Bin Laden had helped train the Somalis who murdered, then desecrated, those soldiers and was empowered by the fact that soon after, the United States withdrew from Somalia. David Halberstam's current best seller, "War in a Time of Peace," calls Somalia the first foreign-policy disaster of the Clinton administration, though it was initiated while George Bush was still in office (Clinton's people waffled even further on an already shaky strategem). Though Halberstam doesn't mention bin Laden's participation, it's clear that in encouraging bin Laden, it was a greater disaster than anyone realized. Soon after the 1993 World Trade Center bombing, police in Manilla located a laptop owned by Ramzi Yousef, who masterminded that attack. Bergen's reporting suggests that blueprints for the attacks of Sept. 11 - including a plot to simultaneously blow up 11 American airliners and another to slam planes into buildings - were in the computer's hard drive. Meanwhile, Ali Mohamed, a bin Laden operative, instructed commandos on combat in the Middle East: Officials recall him sniffing around for intelligence materials. These are just a couple of the ignored hints of ominous times ahead. "Holy War, Inc." also covers the 1998 attacks on U.S. Embassies in Africa (which, Bergen says, were never specifically ordered by bin Laden but carried out by his network), the bombing of the USS Cole in Yemen in 2000 and the thwarted millennium terror attacks.
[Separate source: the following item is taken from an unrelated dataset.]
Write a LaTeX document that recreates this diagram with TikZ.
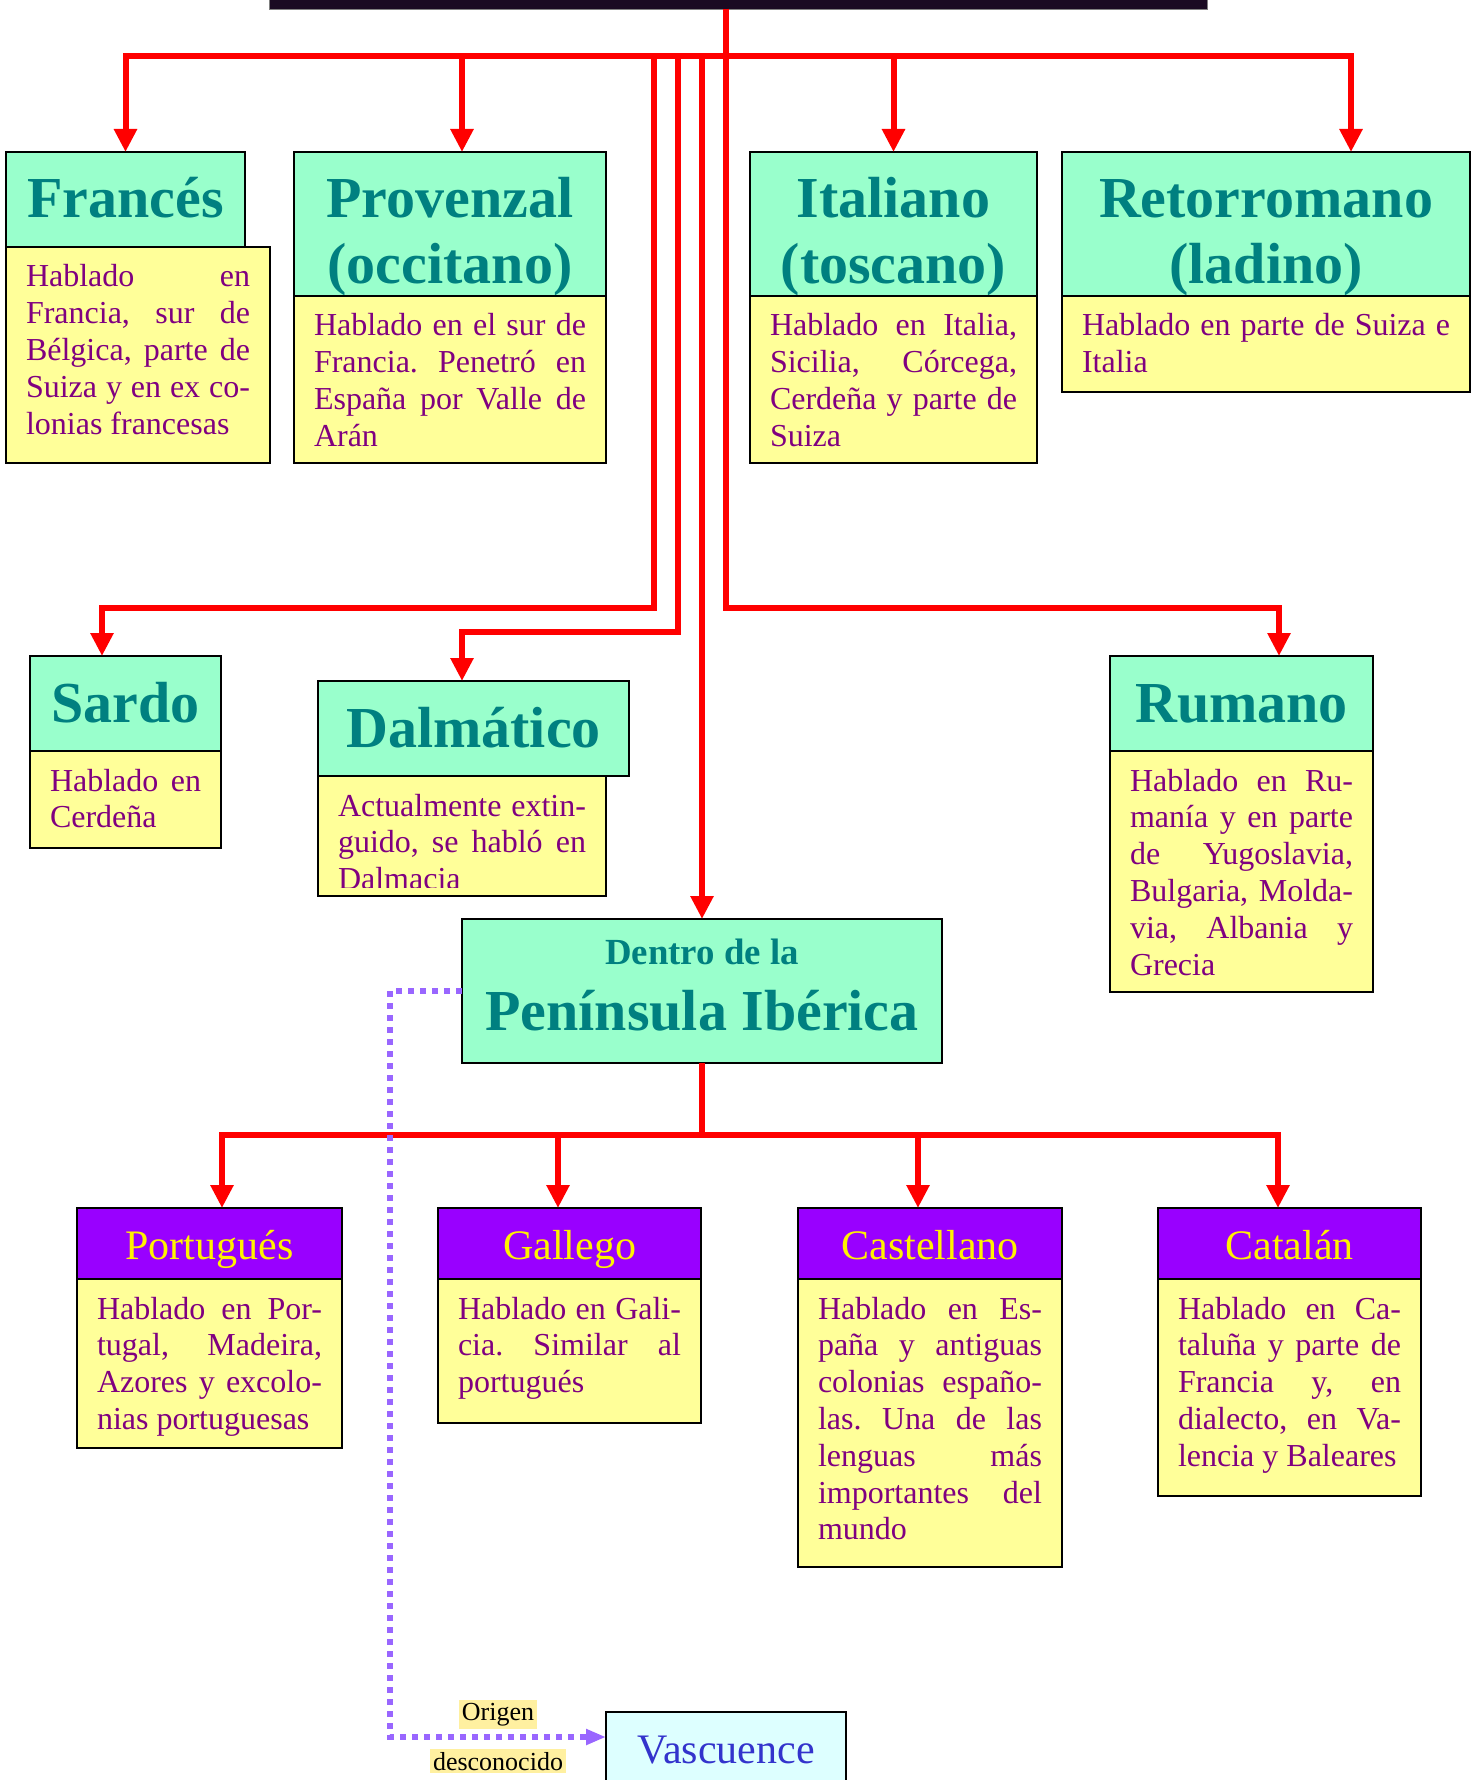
\documentclass[tikz,border=0pt]{standalone}
\usepackage{fontspec}
\setmainfont{Liberation Serif}
\usetikzlibrary{arrows.meta}
\frenchspacing

\definecolor{mint}{HTML}{99FFCC}
\definecolor{tealtext}{HTML}{008080}
\definecolor{paleyellow}{HTML}{FFFF99}
\definecolor{plum}{HTML}{800080}
\definecolor{ibviolet}{HTML}{9900FF}
\definecolor{basqueblue}{HTML}{3333CC}
\definecolor{basquefill}{HTML}{DDFFFF}
\definecolor{dotlilac}{HTML}{9966FF}
\definecolor{tagyellow}{HTML}{FFF0A0}
\definecolor{rootdark}{HTML}{1A0A22}

% box contents: width, height, text (top aligned)
\newcommand{\heading}[4][33pt]{\parbox[c][#3][t]{#2}{\centering\rule{0pt}{#1}#4}}
\newcommand{\blurb}[3]{\parbox[c][#2][t]{#1}{\tolerance=10000\hbadness=10000\hyphenpenalty=10000\rule{0pt}{20pt}#3}}

\begin{document}
\begin{tikzpicture}[x=0.5pt, y=-0.5pt,
    every node/.style={outer sep=0pt},
    rootbar/.style={draw=gray, fill=rootdark, minimum width=469pt, minimum height=50pt, inner sep=0pt},
    langhead/.style={draw, line width=1pt, fill=mint, text=tealtext, inner sep=0pt, anchor=north west, font=\fontsize{29}{33}\selectfont\bfseries},
    langnote/.style={draw, line width=1pt, fill=paleyellow, text=plum, inner xsep=10pt, inner ysep=0pt, anchor=north west, font=\fontsize{16}{18.4}\selectfont},
    ibhead/.style={draw, line width=1pt, fill=ibviolet, text=yellow, inner sep=0pt, text height=25.5pt, text depth=10pt, anchor=north west, font=\fontsize{21}{24}\selectfont},
    basque/.style={draw, line width=1pt, fill=basquefill, text=basqueblue, inner sep=0pt, minimum width=120pt, text height=25.5pt, text depth=10.5pt, anchor=north west, font=\fontsize{21}{24}\selectfont},
    redarrow/.style={draw=red, line width=3pt, -{Triangle[length=11.5pt,width=11pt]}},
    dotarrow/.style={draw=dotlilac, line width=3pt, dash pattern=on 3pt off 3pt, -{Triangle[length=10pt,width=7.5pt]}},
    origintag/.style={fill=tagyellow, text=black, inner sep=1.5pt, font=\fontsize{13}{15}\selectfont}]
    \useasboundingbox (0,0) rectangle (1479,1780);
    \clip (0,0) rectangle (1479,1780);

    \node [rootbar, anchor=south west] (root) at (269,9) {};

    % first row
    \node [langhead] (fr) at (6,152) {\heading{119.5pt}{47.5pt}{Francés}};
    \node [langnote] (fr-d) at (fr.south west) {\blurb{112pt}{108pt}{Hablado en\linebreak Francia, sur de\linebreak Bélgica, parte de\linebreak Suiza y en ex co-\linebreak lonias francesas}};
    \node [langhead] (pr) at (294,152) {\heading{156pt}{72pt}{Provenzal\\(occitano)}};
    \node [langnote] (pr-d) at (pr.south west) {\blurb{136pt}{83.5pt}{Hablado en el sur de\linebreak Francia. Penetró en\linebreak España por Valle de\linebreak Arán}};
    \node [langhead] (it) at (750,152) {\heading{143.5pt}{72pt}{Italiano\\(toscano)}};
    \node [langnote] (it-d) at (it.south west) {\blurb{123.5pt}{83.5pt}{Hablado en Italia,\linebreak Sicilia, Córcega,\linebreak Cerdeña y parte de\linebreak Suiza}};
    \node [langhead] (re) at (1062,152) {\heading{204pt}{72pt}{Retorromano\\(ladino)}};
    \node [langnote] (re-d) at (re.south west) {\blurb{184pt}{48pt}{Hablado en parte de Suiza e\linebreak Italia}};

    % second row
    \node [langhead] (sa) at (30,656) {\heading{95.5pt}{47.5pt}{Sardo}};
    \node [langnote] (sa-d) at (sa.south west) {\blurb{75.5pt}{48.5pt}{Hablado en\linebreak Cerdeña}};
    \node [langhead] (da) at (318,681) {\heading{155.5pt}{47.5pt}{Dalmático}};
    \node [langnote] (da-d) at (da.south west) {\blurb{124pt}{60pt}{}};
    \begin{scope}
        \clip (da-d.north west) rectangle ([yshift=4.5pt]da-d.south east);
        \node [langnote, draw=none, fill=none] (da-t) at (da-d.north west) {\blurb{124pt}{60pt}{Actualmente extin-\linebreak guido, se habló en\linebreak Dalmacia}};
    \end{scope}
    \node [langhead] (ru) at (1110,656) {\heading{131.5pt}{47.5pt}{Rumano}};
    \node [langnote] (ru-d) at (ru.south west) {\blurb{111.5pt}{120.5pt}{Hablado en Ru-\linebreak manía y en parte\linebreak de Yugoslavia,\linebreak Bulgaria, Molda-\linebreak via, Albania y\linebreak Grecia}};

    \node [langhead] (pe) at (462,919) {\heading[22.5pt]{240pt}{72pt}{{\fontsize{18.4}{20}\selectfont Dentro de la}\\Península Ibérica}};

    % Iberian languages
    \node [ibhead, minimum width=132.5pt] (po) at (77,1208) {Portugués};
    \node [langnote] (po-d) at (po.south west) {\blurb{112.5pt}{84.5pt}{Hablado en Por-\linebreak tugal, Madeira,\linebreak Azores y excolo-\linebreak nias portuguesas}};
    \node [ibhead, minimum width=131.5pt] (ga) at (438,1208) {Gallego};
    \node [langnote] (ga-d) at (ga.south west) {\blurb{111.5pt}{72pt}{Hablado en Gali-\linebreak cia. Similar al\linebreak portugués}};
    \node [ibhead, minimum width=132pt] (ca) at (798,1208) {Castellano};
    \node [langnote] (ca-d) at (ca.south west) {\blurb{112pt}{144pt}{Hablado en Es-\linebreak paña y antiguas\linebreak colonias españo-\linebreak las. Una de las\linebreak lenguas más\linebreak importantes del\linebreak mundo}};
    \node [ibhead, minimum width=131.5pt] (cat) at (1158,1208) {Catalán};
    \node [langnote] (cat-d) at (cat.south west) {\blurb{111.5pt}{108.5pt}{Hablado en Ca-\linebreak taluña y parte de\linebreak Francia y, en\linebreak dialecto, en Va-\linebreak lencia y Baleares}};

    \node [basque] (va) at (606,1712) {Vascuence};

    % connectors from the top
    \draw [redarrow] ([xshift=-6pt]root.south) -- ++(0,47) -| (fr.north);
    \draw [redarrow] ([xshift=-6pt]root.south) -- ++(0,47) -| ([xshift=6pt]pr.north);
    \draw [redarrow] ([xshift=-6pt]root.south) -- ++(0,47) -| (it.north);
    \draw [redarrow] ([xshift=-6pt]root.south) -- ++(0,47) -| ([xshift=42.5pt]re.north);
    \draw [redarrow] ([xshift=-6pt]root.south) -- ++(0,47) -- ++(-72,0) -- ++(0,552) -| ([xshift=-11.75pt]sa.north);
    \draw [redarrow] ([xshift=-6pt]root.south) -- ++(0,47) -- ++(-48,0) -- ++(0,576) -| ([xshift=-5.75pt]da.north);
    \draw [redarrow] ([xshift=-6pt]root.south) -- ++(0,47) -- ++(-24,0) -- (pe.north);
    \draw [redarrow] ([xshift=-6pt]root.south) -- ++(0,599) -| ([xshift=18.75pt]ru.north);

    % connectors from the peninsula
    \draw [redarrow] (pe.south) -- ++(0,72) -| ([xshift=6.25pt]po.north);
    \draw [redarrow] (pe.south) -- ++(0,72) -| ([xshift=-5.75pt]ga.north);
    \draw [redarrow] (pe.south) -- ++(0,72) -| ([xshift=-6pt]ca.north);
    \draw [redarrow] (pe.south) -- ++(0,72) -| ([xshift=-5.75pt]cat.north);

    \draw [dotarrow] (pe.west) -- ++(-72,0) |- ([yshift=-12.5pt]va.north west)
        node [origintag, pos=0.75, above=4pt] {Origen}
        node [origintag, pos=0.75, below=6pt] {desconocido};
\end{tikzpicture}
\end{document}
Provocative footage of a militant Islamic conference in London last spring is likewise shown, proving that, as satisfyingly cathartic as the capture or death of bin Laden may be for Americans, it will be but a symbolic victory in an ongoing struggle. "Holy War, Inc." opens and closes on footage of a Pakistani school where young boys rock back and forth ritualistically while memorizing the Koran - the headmaster piously admits he is training future jihad warriors.